La testimonianza- censura del prof. Nello Clemente sul rispetto per le persone scomparse, ci fa capire quanto sia caduto in basso, oltre i limiti della decenza umana, peraltro già infangato da falsi profili, il confronto democratico su diversi punti di vista, a più voci.
Personaggi squallidi, fino a ieri ai margini della società, la cosiddetta “corte dei miracoli” sorrentina, sta superando se stessa oltrepassando i limiti della decenza umana
Per i cialtroni privi di coscienza civile e religiosa ci limitiamo ad invocare il “damnatio memoriae” ( nell’antica Roma si usava cancellare ogni ricordo, ritratto, sembianza umana di coloro colpiti da tale decreto), in attesa di interventi dall’Alto.
– È da un po’ che volendo colpire un avversario qualcuno offende coloro che non possono più difendersi: “Pascitur in vivis livor, post fata quiescit” (il livore si alimenta tra i vivi, dopo la morte si placa) dice Ovidio negli “Amores”, forse mutuata dal detto greco: “Τεθνηκότα μή κακολογείν, tethnekóta, me kakologéin” (non parlare male di un morto).
Non parlare male dei morti è un concetto che appartiene a tutta la cultura meridionale, greco-romana. Già nel XXIII libro dell’Odissea Ulisse rimprova la nutrice Euriclea che gioisce per la strage dei Proci: “Non è bene gioire di uomini uccisi!”.
Più pertinente al nostro caso è Solone, il grande legislatore ateniese che prescriveva di non parlare male di un defunto, neppure se insultati dai suoi figli.

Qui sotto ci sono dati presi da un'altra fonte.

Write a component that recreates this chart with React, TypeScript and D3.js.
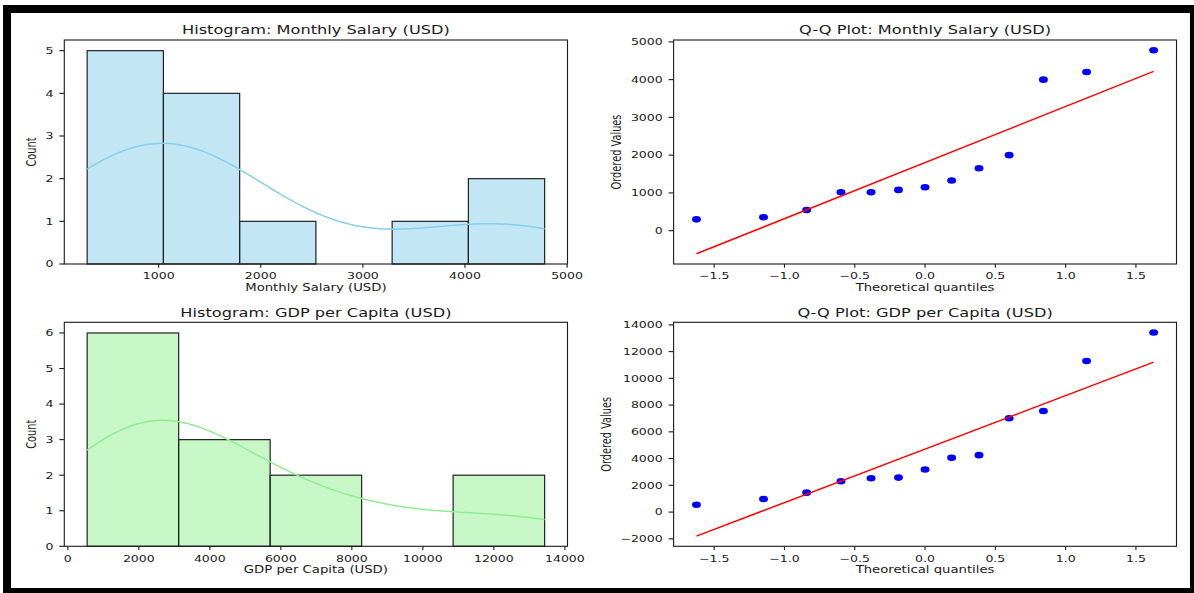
import React, { useEffect, useRef } from 'react';
import * as d3 from 'd3';

// sorted sample values
const salaryValues = [300, 354, 549, 1018, 1018, 1080, 1150, 1327, 1655, 2000, 4000, 4204, 4780];
const gdpValues = [545, 977, 1453, 2304, 2529, 2579, 3181, 4057, 4258, 7012, 7563, 11295, 13430];
const theoreticalQuantiles = [-1.626, -1.149, -0.842, -0.598, -0.384, -0.189, 0, 0.189, 0.384, 0.598, 0.842, 1.149, 1.626];

const salaryBinCount = 6;
const gdpBinCount = 5;

// tick labels
const salaryXTicks = [1000, 2000, 3000, 4000, 5000];
const salaryCountTicks = [0, 1, 2, 3, 4, 5];
const gdpXTicks = [0, 2000, 4000, 6000, 8000, 10000, 12000, 14000];
const gdpCountTicks = [0, 1, 2, 3, 4, 5, 6];
const quantileTicks = [-1.5, -1, -0.5, 0, 0.5, 1, 1.5];
const salaryQQTicks = [0, 1000, 2000, 3000, 4000, 5000];
const gdpQQTicks = [-2000, 0, 2000, 4000, 6000, 8000, 10000, 12000, 14000];

// the source picture is stretched sideways, so text and dots are too
const SX = 1.35;
const FONT = "'DejaVu Sans', sans-serif";
const INK = '#1a1a1a';

type Box = { left: number; right: number; top: number; bottom: number };

function addText(g: any, x: number, y: number, str: string, size: number, anchor = 'middle', rotate = false) {
  return g.append('text')
    .attr('transform', `translate(${x},${y}) scale(${SX},1)${rotate ? ' rotate(-90)' : ''}`)
    .attr('text-anchor', anchor)
    .style('font-family', FONT)
    .style('font-size', `${size}px`)
    .style('fill', INK)
    .text(str);
}

function drawAxes(g: any, box: Box, x: any, y: any, xTicks: number[], yTicks: number[],
  xFmt: (d: number) => string, title: string, xLabel: string, yLabel: string) {
  // spines
  g.append('rect')
    .attr('x', box.left).attr('y', box.top)
    .attr('width', box.right - box.left).attr('height', box.bottom - box.top)
    .attr('fill', 'none').attr('stroke', INK).attr('stroke-width', 1.1);

  // x ticks
  xTicks.forEach(t => {
    const px = x(t);
    g.append('line').attr('x1', px).attr('x2', px).attr('y1', box.bottom).attr('y2', box.bottom + 3.7)
      .attr('stroke', INK).attr('stroke-width', 1.1);
    addText(g, px, box.bottom + 15.3, xFmt(t), 9.3);
  });

  // y ticks
  let minLeft = box.left;
  yTicks.forEach(t => {
    const py = y(t);
    g.append('line').attr('x1', box.left - 5).attr('x2', box.left).attr('y1', py).attr('y2', py)
      .attr('stroke', INK).attr('stroke-width', 1.1);
    const txt = addText(g, box.left - 10.8, py + 9.3 * 0.36, d3.format('d')(t), 9.3, 'end');
    const w = txt.node().getComputedTextLength() * SX;
    minLeft = Math.min(minLeft, box.left - 10.8 - w);
  });

  addText(g, (box.left + box.right) / 2, box.top - 5.7, title, 12);
  addText(g, (box.left + box.right) / 2, box.bottom + 26.7, xLabel, 9.8);
  addText(g, minLeft - 9.5, (box.top + box.bottom) / 2, yLabel, 9.8, 'middle', true);
}

function drawHistogram(svg: any, box: Box, values: number[], binCount: number,
  xTicks: number[], yTicks: number[], color: string, title: string, xLabel: string) {
  const g = svg.append('g');
  const [lo, hi] = d3.extent(values) as [number, number];
  const step = (hi - lo) / binCount;
  const edges = d3.range(binCount + 1).map(i => lo + i * step);
  const counts = edges.slice(0, -1).map((e, i) =>
    values.filter(v => v >= e && (i === binCount - 1 ? v <= hi : v < e + step)).length);

  const pad = (hi - lo) * 0.05;
  const x = d3.scaleLinear().domain([lo - pad, hi + pad]).range([box.left, box.right]);
  const y = d3.scaleLinear().domain([0, (d3.max(counts) as number) * 1.05]).range([box.bottom, box.top]);

  g.selectAll('.bar')
    .data(counts)
    .join('rect')
    .attr('class', 'bar')
    .attr('x', (d: number, i: number) => x(edges[i]))
    .attr('width', (d: number, i: number) => x(edges[i + 1]) - x(edges[i]))
    .attr('y', (d: number) => y(d))
    .attr('height', (d: number) => y(0) - y(d))
    .attr('fill', color)
    .attr('fill-opacity', (d: number) => (d > 0 ? 0.5 : 0))
    .attr('stroke', (d: number) => (d > 0 ? '#222' : 'none'))
    .attr('stroke-width', 1.2);

  // gaussian KDE, Scott's bandwidth, scaled to counts, cut at data range
  const n = values.length;
  const bw = (d3.deviation(values) as number) * Math.pow(n, -1 / 5);
  const grid = d3.range(200).map(i => lo + ((hi - lo) * i) / 199);
  const kde = grid.map(xv => [
    xv,
    (d3.sum(values, v => Math.exp(-0.5 * ((xv - v) / bw) ** 2)) / (n * bw * Math.sqrt(2 * Math.PI))) * n * step,
  ]);
  g.append('path')
    .datum(kde)
    .attr('fill', 'none')
    .attr('stroke', color)
    .attr('stroke-width', 1.5)
    .attr('d', d3.line().x((d: any) => x(d[0])).y((d: any) => y(d[1])));

  drawAxes(g, box, x, y, xTicks, yTicks, d3.format('d'), title, xLabel, 'Count');
}

function drawQQ(svg: any, box: Box, values: number[], yTicks: number[], title: string) {
  const g = svg.append('g');
  const q = theoreticalQuantiles;
  const mx = d3.mean(q) as number;
  const my = d3.mean(values) as number;
  const slope = d3.sum(q, (d, i) => (d - mx) * (values[i] - my)) / d3.sum(q, d => (d - mx) ** 2);
  const intercept = my - slope * mx;
  const [q0, q1] = d3.extent(q) as [number, number];
  const fit = [[q0, intercept + slope * q0], [q1, intercept + slope * q1]];

  const xPad = (q1 - q0) * 0.05;
  const yLo = Math.min(d3.min(values) as number, fit[0][1]);
  const yHi = Math.max(d3.max(values) as number, fit[1][1]);
  const yPad = (yHi - yLo) * 0.05;
  const x = d3.scaleLinear().domain([q0 - xPad, q1 + xPad]).range([box.left, box.right]);
  const y = d3.scaleLinear().domain([yLo - yPad, yHi + yPad]).range([box.bottom, box.top]);

  g.selectAll('.pt')
    .data(values)
    .join('ellipse')
    .attr('class', 'pt')
    .attr('cx', (d: number, i: number) => x(q[i]))
    .attr('cy', (d: number) => y(d))
    .attr('rx', 3.3 * SX)
    .attr('ry', 3.3)
    .attr('fill', '#0000ff');

  g.append('path')
    .datum(fit)
    .attr('fill', 'none')
    .attr('stroke', '#ff0000')
    .attr('stroke-width', 1.5)
    .attr('d', d3.line().x((d: any) => x(d[0])).y((d: any) => y(d[1])));

  drawAxes(g, box, x, y, quantileTicks, yTicks, d3.format('.1f'), title, 'Theoretical quantiles', 'Ordered Values');
}

export default function App() {
  const svgRef = useRef<SVGSVGElement>(null);

  useEffect(() => {
    const svg = d3.select(svgRef.current);
    svg.selectAll('*').remove();

    // black frame around the figure
    svg.append('rect').attr('x', 3).attr('y', 5).attr('width', 1191).attr('height', 588).attr('fill', '#000');
    svg.append('rect').attr('x', 11).attr('y', 13).attr('width', 1179).attr('height', 575).attr('fill', '#fff');

    const topRow = { top: 40, bottom: 264 };
    const bottomRow = { top: 322.3, bottom: 546.3 };
    const leftCol = { left: 64.3, right: 567.5 };
    const rightCol = { left: 673.6, right: 1176.5 };

    drawHistogram(svg, { ...leftCol, ...topRow }, salaryValues, salaryBinCount,
      salaryXTicks, salaryCountTicks, '#87ceeb', 'Histogram: Monthly Salary (USD)', 'Monthly Salary (USD)');
    drawQQ(svg, { ...rightCol, ...topRow }, salaryValues, salaryQQTicks, 'Q-Q Plot: Monthly Salary (USD)');
    drawHistogram(svg, { ...leftCol, ...bottomRow }, gdpValues, gdpBinCount,
      gdpXTicks, gdpCountTicks, '#90ee90', 'Histogram: GDP per Capita (USD)', 'GDP per Capita (USD)');
    drawQQ(svg, { ...rightCol, ...bottomRow }, gdpValues, gdpQQTicks, 'Q-Q Plot: GDP per Capita (USD)');
  }, []);

  return (
    <svg ref={svgRef} width={1194} height={593}
      style={{ position: 'absolute', left: 0, top: 0, display: 'block', background: '#fff' }} />
  );
}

Chi sta nel mondo della Verità non deve essere sbeffeggiato, ce lo ricordano i sette Savi di Grecia, tra le cui sentenze si legge: “επί νεκρώ μή γέλα epì nekrò me ghela” (non ridere di un morto).
Virgilio nell’Iliade sentenzia: “parce sepulto” (perdona a chi è sepolto). Sono espressioni che si riscontrano in quasi tutte le culture, una per tutte: “al morto non si deve fare torto”.
Il rispetto per i defunti indica il grado di civiltà e di cultura di una persona.
Credo che chi offende un defunto non capisce che il non farlo gioverà anche a lui, di qualsiasi misfatto si fosse macchiato, perché, è bene ricordarlo: “La morte merita rispetto, rispetto e silenzio… per chiunque!”. (Aniello Clemente, teologo, giornalista, scrittore).